AUNQUE al huido Puigdemont le moleste, la prueba irrefutable de su ‘españolismo’ está en la inclinación firme al «sostenella y no enmendalla» que suele atribuirse al empecinamiento patrio. Con el agravante en su caso de ser un lastre que aplica con carácter retroactivo, es decir, su obstinación a la hora de negar la realidad, de cuestionarla, se extiende al pasado, al presente y me temo que al futuro.
El empecinamiento de Puigdemont se funda en la ‘irrealidad’ de una Cataluña que únicamente ha existido en la geografía e historia fantástica de los deseos. De los «sentimientos», como se denomina ahora piadosamente a esa coartada contra la razón. La topografía por la que deambula Puigdemont está emparentada con la leyenda, con la mera ficción, no con la realidad. A quien le interese saber cómo nacen las ‘mitologías nacionalistas’, le bastará para entenderlo con mirar alrededor de nuestro día a día en Cataluña y reflexionar acerca del trajín de mentiras, engaños, ‘astucias’ y versiones de los hechos (y de las opiniones y de los sentimientos y hasta de las emociones) que se cuentan de lo que ha venido ocurriendo por esa tierra. Pensar en la verdad, la realidad y la simple mentira.
Cuando pasado el tiempo pueda describirse con calma y perspectiva la secuencia de los acontecimientos nos parecerá que en estos años hemos asistido a una soberbia comedia de enredo, a una descomunal ‘farsa’ colectiva en la que se implicó a buena parte de la sociedad catalana más crédula y leal con la élite dirigente empecinada en acabar –«sostenella y no enmendalla»– con un magnífico modelo de convivencia y progreso. Supongo que esa mirada retrospectiva y desapasionada, o sea, con vocación de objetividad, nos servirá también para descubrir la dimensión del teatro, el revés de la trama. Aunque supongo que nada de ello ocurrirá mientras no se extingan los incendios que prendieron al calor de las soflamas antidemocráticas, excluyentes y cebadas con la hipocresía de la falsedad. Hasta que la realidad no baje el telón del esperpento y acabe el espectáculo.
«La gente se arregla todos los días el cabello, ¿por qué no el corazón?», se pregunta Gandhi con la lógica lúcida de quien distingue lo banal de lo relevante; lo auténtico de lo impostado. Parafraseándole yo preguntaría a Puigdemont por qué en vez de mirar por su solo interés no piensa, con perspectiva histórica, en los intereses colectivos de la sociedad a la que dice representar? Ya sé que es, claro, una pregunta retórica.

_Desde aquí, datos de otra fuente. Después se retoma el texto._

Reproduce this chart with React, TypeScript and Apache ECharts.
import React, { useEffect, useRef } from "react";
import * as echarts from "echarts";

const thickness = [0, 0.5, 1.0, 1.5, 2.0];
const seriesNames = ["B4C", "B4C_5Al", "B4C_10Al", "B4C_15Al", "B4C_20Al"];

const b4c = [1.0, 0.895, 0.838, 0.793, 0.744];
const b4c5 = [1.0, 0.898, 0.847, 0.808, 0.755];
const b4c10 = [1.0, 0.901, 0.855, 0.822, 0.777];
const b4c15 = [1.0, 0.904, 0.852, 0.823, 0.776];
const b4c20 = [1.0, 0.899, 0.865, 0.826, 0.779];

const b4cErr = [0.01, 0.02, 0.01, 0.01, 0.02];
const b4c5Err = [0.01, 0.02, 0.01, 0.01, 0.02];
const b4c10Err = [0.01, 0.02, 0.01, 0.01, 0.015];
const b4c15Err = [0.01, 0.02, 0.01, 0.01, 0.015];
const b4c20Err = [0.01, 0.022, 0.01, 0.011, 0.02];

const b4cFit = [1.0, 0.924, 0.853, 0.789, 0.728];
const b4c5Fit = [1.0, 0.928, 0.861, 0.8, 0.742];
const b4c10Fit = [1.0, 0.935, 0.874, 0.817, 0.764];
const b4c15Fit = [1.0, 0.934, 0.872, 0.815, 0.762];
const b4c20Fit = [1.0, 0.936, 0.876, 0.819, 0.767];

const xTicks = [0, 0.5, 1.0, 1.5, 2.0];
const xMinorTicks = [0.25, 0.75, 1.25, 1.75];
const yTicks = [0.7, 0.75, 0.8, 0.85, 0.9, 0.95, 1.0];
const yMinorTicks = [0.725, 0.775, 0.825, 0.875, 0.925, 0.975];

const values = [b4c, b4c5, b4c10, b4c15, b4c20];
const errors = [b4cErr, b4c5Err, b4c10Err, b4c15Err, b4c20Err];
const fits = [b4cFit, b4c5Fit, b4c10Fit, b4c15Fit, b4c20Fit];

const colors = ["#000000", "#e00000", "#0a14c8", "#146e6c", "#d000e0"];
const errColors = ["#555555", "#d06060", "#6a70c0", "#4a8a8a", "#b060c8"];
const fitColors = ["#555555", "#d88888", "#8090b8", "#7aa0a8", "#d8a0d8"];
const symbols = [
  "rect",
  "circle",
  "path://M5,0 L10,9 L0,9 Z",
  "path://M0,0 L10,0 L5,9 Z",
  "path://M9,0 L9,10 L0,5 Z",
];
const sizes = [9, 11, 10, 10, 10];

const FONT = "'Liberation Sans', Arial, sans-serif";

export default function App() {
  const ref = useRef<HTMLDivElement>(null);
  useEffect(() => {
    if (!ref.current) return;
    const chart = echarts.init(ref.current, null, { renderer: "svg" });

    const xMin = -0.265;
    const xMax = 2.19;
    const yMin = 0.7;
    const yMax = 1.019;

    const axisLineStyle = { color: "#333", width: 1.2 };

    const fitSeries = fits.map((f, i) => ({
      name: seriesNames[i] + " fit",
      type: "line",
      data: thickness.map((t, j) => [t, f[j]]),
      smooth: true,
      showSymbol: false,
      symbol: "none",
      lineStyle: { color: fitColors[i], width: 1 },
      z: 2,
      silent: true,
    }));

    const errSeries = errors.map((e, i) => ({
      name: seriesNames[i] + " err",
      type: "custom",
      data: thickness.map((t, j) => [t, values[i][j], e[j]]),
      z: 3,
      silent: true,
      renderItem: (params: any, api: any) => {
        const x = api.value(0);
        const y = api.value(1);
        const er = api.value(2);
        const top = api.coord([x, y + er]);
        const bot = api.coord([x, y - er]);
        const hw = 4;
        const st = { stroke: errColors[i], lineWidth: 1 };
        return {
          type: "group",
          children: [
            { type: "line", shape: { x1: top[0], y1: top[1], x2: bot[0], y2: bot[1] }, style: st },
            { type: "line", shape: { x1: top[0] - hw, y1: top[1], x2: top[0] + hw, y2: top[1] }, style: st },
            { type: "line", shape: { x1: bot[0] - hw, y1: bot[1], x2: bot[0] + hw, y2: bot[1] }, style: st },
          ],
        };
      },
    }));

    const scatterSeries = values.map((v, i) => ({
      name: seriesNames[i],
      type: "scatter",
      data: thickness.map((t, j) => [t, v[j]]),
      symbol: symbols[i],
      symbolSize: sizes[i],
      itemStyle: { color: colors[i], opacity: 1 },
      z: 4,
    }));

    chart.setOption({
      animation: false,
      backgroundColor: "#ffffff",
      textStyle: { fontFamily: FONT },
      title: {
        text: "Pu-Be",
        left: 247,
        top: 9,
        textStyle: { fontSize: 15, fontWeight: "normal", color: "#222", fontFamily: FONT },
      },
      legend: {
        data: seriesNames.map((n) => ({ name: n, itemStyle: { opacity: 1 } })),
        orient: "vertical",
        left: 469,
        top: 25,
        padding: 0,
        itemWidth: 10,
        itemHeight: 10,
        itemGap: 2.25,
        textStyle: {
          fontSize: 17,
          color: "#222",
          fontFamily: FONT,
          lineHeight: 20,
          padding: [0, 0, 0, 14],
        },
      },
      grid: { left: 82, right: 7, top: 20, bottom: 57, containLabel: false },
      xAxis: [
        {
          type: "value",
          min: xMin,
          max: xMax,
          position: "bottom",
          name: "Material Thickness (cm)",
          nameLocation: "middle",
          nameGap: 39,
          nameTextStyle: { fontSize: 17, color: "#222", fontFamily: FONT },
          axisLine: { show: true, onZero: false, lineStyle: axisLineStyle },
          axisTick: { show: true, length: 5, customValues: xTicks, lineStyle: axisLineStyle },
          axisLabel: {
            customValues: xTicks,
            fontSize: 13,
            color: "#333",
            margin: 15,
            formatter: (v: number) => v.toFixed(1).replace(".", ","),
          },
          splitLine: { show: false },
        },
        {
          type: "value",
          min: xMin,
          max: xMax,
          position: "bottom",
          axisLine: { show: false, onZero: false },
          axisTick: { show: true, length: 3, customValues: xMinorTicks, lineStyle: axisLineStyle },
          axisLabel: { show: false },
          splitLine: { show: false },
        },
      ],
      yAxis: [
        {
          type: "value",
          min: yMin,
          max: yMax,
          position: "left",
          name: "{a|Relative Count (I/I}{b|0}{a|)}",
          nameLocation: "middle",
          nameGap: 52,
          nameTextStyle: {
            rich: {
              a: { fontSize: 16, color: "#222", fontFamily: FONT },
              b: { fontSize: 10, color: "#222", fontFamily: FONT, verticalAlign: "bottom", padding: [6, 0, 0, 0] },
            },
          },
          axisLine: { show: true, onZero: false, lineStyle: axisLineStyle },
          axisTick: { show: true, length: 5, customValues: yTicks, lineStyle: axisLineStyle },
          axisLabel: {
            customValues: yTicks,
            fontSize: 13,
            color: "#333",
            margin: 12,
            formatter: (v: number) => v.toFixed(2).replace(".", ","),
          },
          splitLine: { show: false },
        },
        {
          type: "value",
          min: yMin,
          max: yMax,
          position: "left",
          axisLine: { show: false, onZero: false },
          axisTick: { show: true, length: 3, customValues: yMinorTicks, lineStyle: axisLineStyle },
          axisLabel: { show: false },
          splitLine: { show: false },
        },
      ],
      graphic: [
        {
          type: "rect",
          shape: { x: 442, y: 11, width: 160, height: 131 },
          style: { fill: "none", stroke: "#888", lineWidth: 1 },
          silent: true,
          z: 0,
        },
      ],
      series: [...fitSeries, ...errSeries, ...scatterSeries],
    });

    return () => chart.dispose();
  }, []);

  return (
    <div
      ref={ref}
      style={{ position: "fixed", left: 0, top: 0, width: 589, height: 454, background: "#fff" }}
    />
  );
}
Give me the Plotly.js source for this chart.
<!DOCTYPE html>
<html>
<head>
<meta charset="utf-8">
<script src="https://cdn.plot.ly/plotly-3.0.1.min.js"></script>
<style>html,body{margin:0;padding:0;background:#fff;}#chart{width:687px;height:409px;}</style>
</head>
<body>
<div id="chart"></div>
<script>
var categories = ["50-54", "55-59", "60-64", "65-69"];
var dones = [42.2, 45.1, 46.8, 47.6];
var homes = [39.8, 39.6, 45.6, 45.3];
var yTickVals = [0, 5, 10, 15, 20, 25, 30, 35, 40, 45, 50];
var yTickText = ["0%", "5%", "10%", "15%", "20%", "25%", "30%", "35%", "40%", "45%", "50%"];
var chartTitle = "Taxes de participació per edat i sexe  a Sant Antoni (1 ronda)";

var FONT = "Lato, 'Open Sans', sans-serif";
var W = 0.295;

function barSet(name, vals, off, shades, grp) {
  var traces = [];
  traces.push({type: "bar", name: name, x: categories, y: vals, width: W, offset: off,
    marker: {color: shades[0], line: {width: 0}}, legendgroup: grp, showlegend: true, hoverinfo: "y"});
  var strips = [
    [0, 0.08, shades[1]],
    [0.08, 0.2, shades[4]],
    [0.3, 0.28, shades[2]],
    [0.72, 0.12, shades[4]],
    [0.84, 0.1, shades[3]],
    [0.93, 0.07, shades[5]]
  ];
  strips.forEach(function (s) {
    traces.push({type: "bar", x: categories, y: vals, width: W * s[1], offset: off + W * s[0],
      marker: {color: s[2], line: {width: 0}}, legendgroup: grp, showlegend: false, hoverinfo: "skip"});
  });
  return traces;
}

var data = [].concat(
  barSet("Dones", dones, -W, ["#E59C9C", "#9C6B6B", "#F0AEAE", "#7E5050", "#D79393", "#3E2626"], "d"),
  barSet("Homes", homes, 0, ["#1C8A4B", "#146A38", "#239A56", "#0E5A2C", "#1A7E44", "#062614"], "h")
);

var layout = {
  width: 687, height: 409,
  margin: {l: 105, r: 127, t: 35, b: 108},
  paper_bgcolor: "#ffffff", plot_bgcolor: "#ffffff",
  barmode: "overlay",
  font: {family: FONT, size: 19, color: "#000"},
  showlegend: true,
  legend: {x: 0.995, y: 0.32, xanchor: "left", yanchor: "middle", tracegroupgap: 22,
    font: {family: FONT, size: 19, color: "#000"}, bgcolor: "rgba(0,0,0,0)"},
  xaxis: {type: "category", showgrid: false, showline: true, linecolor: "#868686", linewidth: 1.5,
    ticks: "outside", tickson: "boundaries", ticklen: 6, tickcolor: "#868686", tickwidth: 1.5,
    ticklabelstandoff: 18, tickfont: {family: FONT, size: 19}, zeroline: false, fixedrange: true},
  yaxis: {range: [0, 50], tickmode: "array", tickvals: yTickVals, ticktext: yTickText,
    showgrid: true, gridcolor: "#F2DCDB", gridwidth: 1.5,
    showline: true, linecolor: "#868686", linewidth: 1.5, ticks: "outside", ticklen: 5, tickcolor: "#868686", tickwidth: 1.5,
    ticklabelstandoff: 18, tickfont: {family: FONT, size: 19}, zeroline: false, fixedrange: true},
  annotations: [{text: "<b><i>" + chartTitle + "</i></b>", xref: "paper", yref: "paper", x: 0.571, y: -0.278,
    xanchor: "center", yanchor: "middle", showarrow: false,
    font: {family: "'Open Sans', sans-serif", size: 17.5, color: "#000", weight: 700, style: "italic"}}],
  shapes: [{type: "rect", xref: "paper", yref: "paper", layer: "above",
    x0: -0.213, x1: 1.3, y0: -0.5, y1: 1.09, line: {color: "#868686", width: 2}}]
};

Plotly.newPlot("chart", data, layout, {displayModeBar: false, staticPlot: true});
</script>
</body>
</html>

No hay peor obstinado que el que se empeña en seguir la linde cuando esta ha llegado a su fin. O el que quiere seguir echando cartas sobre el tapete cuando alguien ha cantado las cuarenta y las diez de monte. La historia de Puigdemont no lleva camino de terminar bien. Es tan ominosa que probablemente requiera tratamiento externo. A lo grave de su error hay que añadir la voluntariedad. No es un dirigente que se equivoca por azar o de forma imprevista, lo hace de manera alevosa y premeditada. Por eso no le saldrá gratis la jugada y por eso va a necesitar de colaboradores directos para que le ‘rescaten’ del «sostenella y no enmendalla» en que está empecinado.